Have you been on the fence about trying Tunisian crochet, thinking that it could be fun but might not be worth the effort? Curious about what you could create with it but afraid of taking on the challenge?

If so, I encourage you to take the plunge! If you need a little more convincing, take a look at this list of reasons to give Tunisian crochet a try.

Stitches on Tunisian Crochet hook

1. Tunisian crochet is the best of both worlds.

Tunisian crochet combines some crochet techniques with some knitting techniques. If you want look of knitting but love working with a crochet hook, you may find that Tunisian crochet offers the best of each craft.

As blogger Ashley Little shares in her post Tunisian Crochet: A Knitting and Crochet Hybrid, “Once it’s worked up into a complete project, Tunisian crochet will look like nothing you’ve ever seen before in knitting or crochet, but rather a perfect hybrid of both.”

2. Tunisian crochet builds upon skills you already have.

If you already have the basic crochet stitches mastered, Tunisian crochet should come easily.

On the other hand, Tunisian crochet can be a great way to dip your toes into knitting. If you’ve been intimidated to try knitting the past, Tunisian crochet can bridge that gap.

Colorful Tunisian Crochet Boot Cuffs

3. You’ll have new, exciting colorwork options.

Because of the way that loops of yarn are worked in Tunisian crochet, there are entirely new ways of working with color. You can have a lot of fun combining different colors! Those who like Intarsia knitting will find this aspect of Tunisian crochet especially appealing.

4. It can boost your self-esteem and crafting confidence.

Trying a new craft is a chance for personal growth. When you accomplish something new in crafting, it builds your self-esteem.
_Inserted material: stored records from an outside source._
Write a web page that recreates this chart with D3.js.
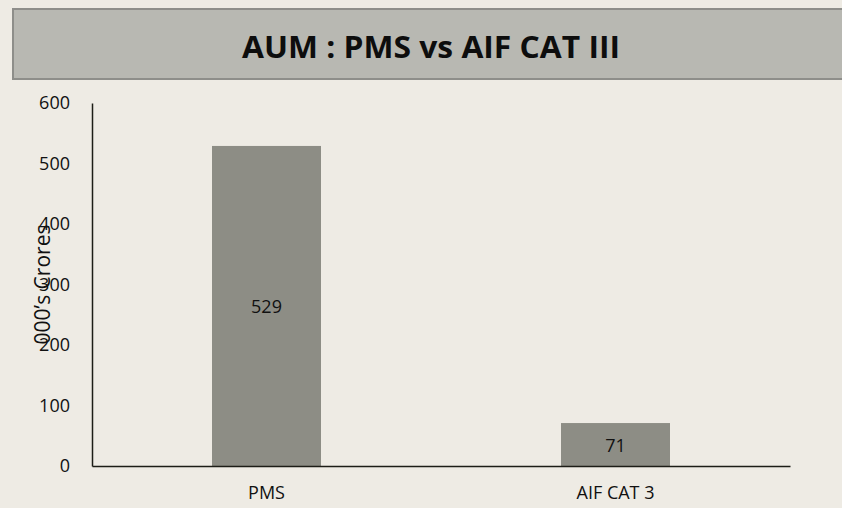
<!DOCTYPE html>
<html>
<head>
<meta charset="utf-8">
<script src="https://cdn.jsdelivr.net/npm/d3@7"></script>
<style>
  html, body { margin: 0; padding: 0; background: #EEEBE4; }
  svg { display: block; }
</style>
</head>
<body>
<svg id="chart" width="842" height="508"></svg>
<script>
const categories = ["PMS", "AIF CAT 3"];
const aumValues = [529, 71];
const yTicks = [0, 100, 200, 300, 400, 500, 600];
const titleText = "AUM : PMS vs AIF CAT III";
const yAxisTitle = "000’s Crores";

const W = 842, H = 508;
const margin = { left: 92, right: 52, top: 103, bottom: 42 };
const svg = d3.select("#chart");
const font = "'Open Sans', 'Liberation Sans', sans-serif";

svg.append("rect").attr("width", W).attr("height", H).attr("fill", "#EEEBE4");

// Title box
svg.append("rect")
  .attr("x", 13).attr("y", 9).attr("width", 840).attr("height", 70)
  .attr("fill", "#B8B8B2").attr("stroke", "#8E8E8A").attr("stroke-width", 2);
svg.append("text")
  .attr("x", 431).attr("y", 46)
  .attr("text-anchor", "middle").attr("dominant-baseline", "central")
  .attr("font-family", font).attr("font-weight", "bold").attr("font-size", 30)
  .attr("textLength", 378).attr("lengthAdjust", "spacingAndGlyphs")
  .attr("fill", "#0d0d0d")
  .text(titleText);

const x = d3.scaleBand().domain(categories)
  .range([margin.left, W - margin.right]).paddingInner(0.6877).paddingOuter(0.6877 / 2);
const y = d3.scaleLinear().domain([0, 600]).range([H - margin.bottom, margin.top]);

// Bars
svg.selectAll("rect.bar").data(aumValues).join("rect")
  .attr("class", "bar")
  .attr("x", (d, i) => x(categories[i]))
  .attr("y", d => y(d))
  .attr("width", x.bandwidth())
  .attr("height", d => y(0) - y(d))
  .attr("fill", "#8D8D85");

// Bar labels
svg.selectAll("text.val").data(aumValues).join("text")
  .attr("class", "val")
  .attr("x", (d, i) => x(categories[i]) + x.bandwidth() / 2)
  .attr("y", d => (y(d) + y(0)) / 2)
  .attr("text-anchor", "middle").attr("dominant-baseline", "central")
  .attr("font-family", font).attr("font-size", 18).attr("fill", "#111")
  .text(d => d);

// Y axis
const yAxis = d3.axisLeft(y).tickValues(yTicks).tickSize(0).tickPadding(22);
const gy = svg.append("g").attr("transform", `translate(${margin.left},0)`).call(yAxis);
gy.select(".domain").attr("stroke", "#1d1d17").attr("stroke-width", 1.5);
gy.selectAll("text").attr("font-family", font).attr("font-size", 18).attr("fill", "#111");

// X axis
const xAxis = d3.axisBottom(x).tickSize(0).tickPadding(20);
const gx = svg.append("g").attr("transform", `translate(0,${y(0)})`).call(xAxis);
gx.select(".domain").attr("stroke", "#1d1d17").attr("stroke-width", 1.5);
gx.selectAll("text").attr("font-family", font).attr("font-size", 18).attr("fill", "#111");

// Y axis title
svg.append("text")
  .attr("transform", `translate(42,${(y(0) + y(600)) / 2}) rotate(-90)`)
  .attr("text-anchor", "middle").attr("dominant-baseline", "central")
  .attr("font-family", font).attr("font-size", 21).attr("fill", "#111")
  .text(yAxisTitle);
</script>
</body>
</html>
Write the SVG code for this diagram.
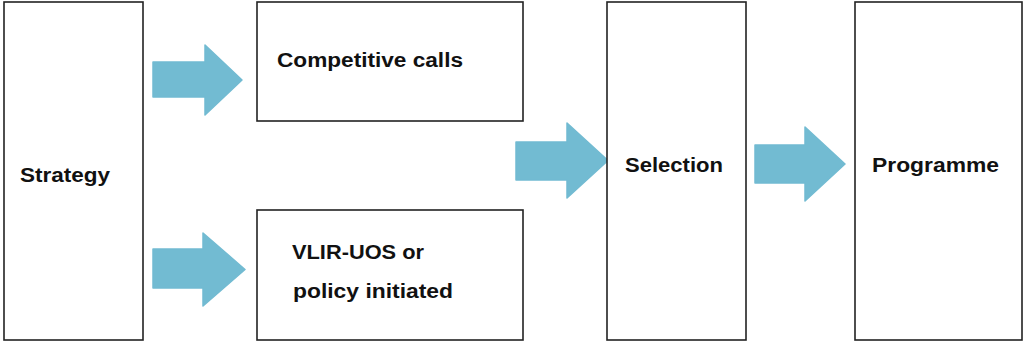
<svg xmlns="http://www.w3.org/2000/svg" width="1024" height="343" viewBox="0 0 1024 343">
<style>
.box{fill:#fff;stroke:#222;stroke-width:1.6}
.lbl{font-family:"Liberation Sans",Arial,sans-serif;font-weight:bold;font-size:20px;fill:#111}
.arr{fill:#72BBD2;stroke:#72BBD2;stroke-width:1.5;stroke-linejoin:round}
</style>
<rect width="1024" height="343" fill="#fff"/>
<g id="connectors">
<polygon class="arr" points="153,62 205,62 205,45 242,80 205,115 205,97 153,97"/>
<polygon class="arr" points="153,249 203,249 203,233 245,269.5 203,306 203,288 153,288"/>
<polygon class="arr" points="516,142 567,142 567,123 608,160.5 567,198 567,180 516,180"/>
<polygon class="arr" points="755,145 805,145 805,127 845,164 805,201 805,183 755,183"/>
</g>
<g id="strategy">
<rect class="box" x="4" y="2" width="139" height="338"/>
<text class="lbl" x="20" y="182" textLength="90" lengthAdjust="spacingAndGlyphs">Strategy</text>
</g>
<g id="competitive">
<rect class="box" x="257" y="2" width="266" height="119"/>
<text class="lbl" x="277" y="67" textLength="186" lengthAdjust="spacingAndGlyphs">Competitive calls</text>
</g>
<g id="vlir">
<rect class="box" x="257" y="210" width="266" height="130"/>
<text class="lbl" x="292" y="259" textLength="132" lengthAdjust="spacingAndGlyphs">VLIR-UOS or</text>
<text class="lbl" x="293" y="298" textLength="160" lengthAdjust="spacingAndGlyphs">policy initiated</text>
</g>
<g id="selection">
<rect class="box" x="607" y="2" width="139" height="338"/>
<text class="lbl" x="625" y="172" textLength="98" lengthAdjust="spacingAndGlyphs">Selection</text>
</g>
<g id="programme">
<rect class="box" x="855" y="2" width="167" height="338"/>
<text class="lbl" x="872" y="172" textLength="127" lengthAdjust="spacingAndGlyphs">Programme</text>
</g>
</svg>
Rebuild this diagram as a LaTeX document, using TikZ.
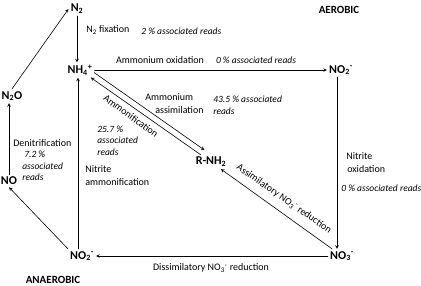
\documentclass[tikz,border=0pt]{standalone}
\usepackage{fontspec}
\setmainfont{Carlito}
\begin{document}
\begin{tikzpicture}[x=1pt,y=-1pt,line join=round,line cap=round,>=stealth,semithick]
			\tikzset{sp/.style={font=\bfseries\fontsize{12}{14}\selectfont,inner sep=2pt},
				zone/.style={font=\bfseries\fontsize{11}{13}\selectfont,inner sep=0pt},
				lbl/.style={font=\fontsize{10}{13}\selectfont,align=left,inner sep=0pt},
				rds/.style={font=\itshape\fontsize{9.5}{11.5}\selectfont,align=left,inner sep=0pt}}
			\useasboundingbox (0,0) rectangle (421,286);
			% species
			\node[sp] (N2) at (77,9) {N\textsubscript{2}};
			\node[sp] (NH4) at (80,70) {NH\textsubscript{4}\textsuperscript{+}};
			\node[sp] (NO2t) at (341,70) {NO\textsubscript{2}\textsuperscript{-}};
			\node[sp] (NO3) at (342,256) {NO\textsubscript{3}\textsuperscript{-}};
			\node[sp] (NO2b) at (82,256) {NO\textsubscript{2}\textsuperscript{-}};
			\node[sp] (NO) at (9,181) {NO};
			\node[sp] (N2O) at (12,96) {N\textsubscript{2}O};
			\node[sp] (RNH2) at (211,162) {R-NH\textsubscript{2}};
			\node[zone] (aer) at (339,10) {AEROBIC};
			\node[zone] (anaer) at (53,280) {ANAEROBIC};
			% labels
			\node[lbl,anchor=west] (fix) at (86,30) {N\textsubscript{2} fixation};
			\node[rds,anchor=west] (fixr) at (141,31) {2 \% associated reads};
			\node[lbl] (amox) at (160,60) {Ammonium oxidation};
			\node[rds] (amoxr) at (256,60) {0 \% associated reads};
			\node[lbl,anchor=west] (amas) at (145,103.5) {Ammonium\\\hspace{10pt}assimilation};
			\node[rds,anchor=west] (amasr) at (213,105) {43.5 \% associated\\reads};
			\node[lbl,rotate=-36] (amon) at (131,116) {Ammonification};
			\node[rds,anchor=west] (amonr) at (97,140.5) {25.7 \%\\associated\\reads};
			\node[lbl,anchor=west] (niam) at (85,175.5) {Nitrite\\ammonification};
			\node[lbl,anchor=west] (niox) at (346,162.5) {Nitrite\\\hspace{1pt}oxidation};
			\node[rds,anchor=west] (nioxr) at (341,188) {0 \% associated reads};
			\node[lbl,anchor=west] (dnit) at (13,143) {Denitrification};
			\node[rds,anchor=west] (dnitr) at (22,166) {\hspace{2pt}7.2 \%\\associated\\reads};
			\node[lbl] (dissim) at (211,268) {Dissimilatory NO\textsubscript{3}\textsuperscript{-} reduction};
			\node[lbl,rotate=-35] (assim) at (284,199) {Assimilatory NO\textsubscript{3}\textsuperscript{-} reduction};
			% pathways
			\draw[->] (N2) -- (N2|-NH4.north);
			\draw[->] (N2O.north) -- (N2.west);
			\draw[->] (NO) -- (NO|-N2O.south);
			\draw[->] (NO2b.north west) -- (NO.south);
			\draw[->] ([xshift=-4pt]NO2b.north) -- ([xshift=-4pt]NO2b.north|-NH4.south);
			\draw[->] (NH4) -- (NO2t);
			\draw[->] ([xshift=-4pt]NO2t.south) -- ([xshift=-4pt]NO2t.south|-NO3.north);
			\draw[->] (NO3) -- (NO2b);
			\draw[->] (NO3) -- (RNH2);
			\draw[->] (RNH2) -- (NH4);
			\draw[->,transform canvas={shift={(3.5pt,4.9pt)}}] (NH4) -- (RNH2);
		\end{tikzpicture}
\end{document}
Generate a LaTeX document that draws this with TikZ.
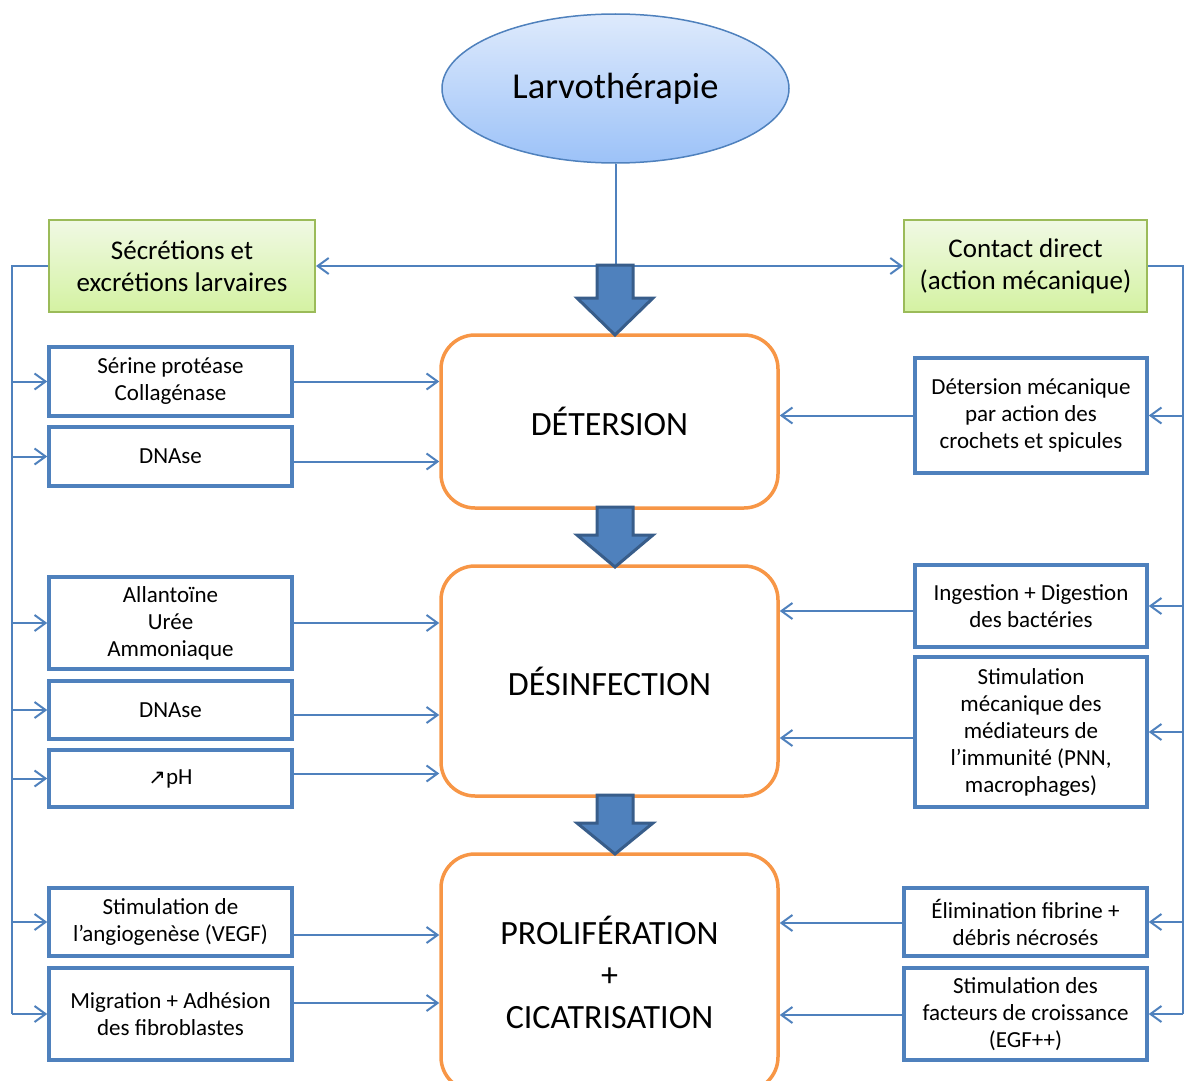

Since Tunisian crochet is so similar to crochet, you can make strides quickly — but it’s still challenging enough that you’ll be proud of what you accomplish. Your friends will ask, “Wait, you crocheted that?” and you’ll find yourself beaming as you explain the craft to them.

Tunisian Crochet Cowl

5. It will make you a better all-around crocheter.

Anytime that you try a new craft, it helps you with the craft that you already know. Tunisian crochet shows you a new way to look at how to work with your hook and how to play with color — skills that you will bring back to traditional crochet.

6. It brings back the magic of crafting.

You can easily get stuck in a rut when you make the same old things again and again, no matter how much you enjoy your craft (some crocheters call it losing their “cro-jo”). When you learn new Tunisian crochet stitches and design elements, it can reinvigorate your creativity.

7. You can create amazing garments.

Those new stitches that you learn are perfect for making dense and beautiful Tunisian crochet afghans (the technique is actually also called Afghan crochet). But that’s not all that you can make with this technique! Tunisian crochet is also useful for creating clothing. You might find yourself inspired to create new sweaters for yourself in this technique.

8. Tunisian crochet combines well with other crafts.

Did you know that Tunisian crochet is also perfect for combining with cross-stitch? The dense fabric holds cross-stitches well, so you can add beautiful, intricate designs on top of your fabric.

Clover Double Ended Crochet HooksClover Double Ended Tunisian Crochet Hooks

9. It gives you an excuse to buy new tools!

Can you ever really have too many crochet hooks? We think not! Tunisian crochet uses a slightly different type of crochet hook, giving you a great excuse to grow your toolkit. Not ready to commit to new materials? There are some forms of Tunisian crochet, such as entrelac crochet, that use with the hooks you already have.

Tunisian Crochet Supplies

10. It’s great for your brain.

There are so many benefits to learning a new craft, including many benefits for your brain. Neuroscientist Dr. Denise Park found that learning something new strengthens connectivity in your brain, improving memory and potentially fighting dementia. And just when you think you’ve mastered Tunisian crochet, you can try something new with it, too, such as Tunisian crochet in the round!



Very interesting and will give it a try. Found a couple of needles like that at a garage sale a few years ago and bought them but didn’t know what they were for but now I know, thanks…


Just curious. Does Tunisian generally use more yarn than traditional crochet?

Linda L.

Is there a pattern available for those boot cuffs or the scarf pictured?

Jenny Lucey

Looks very interesting and would love to give it a try sometime.


I’m new at this but I’m hooked already. My left hand is very uncoordinated so knitting is out of the question. I love what I can do with just one hand.


Is there a good tutorial you could recommend? Also I’m a lefty – thank you so much!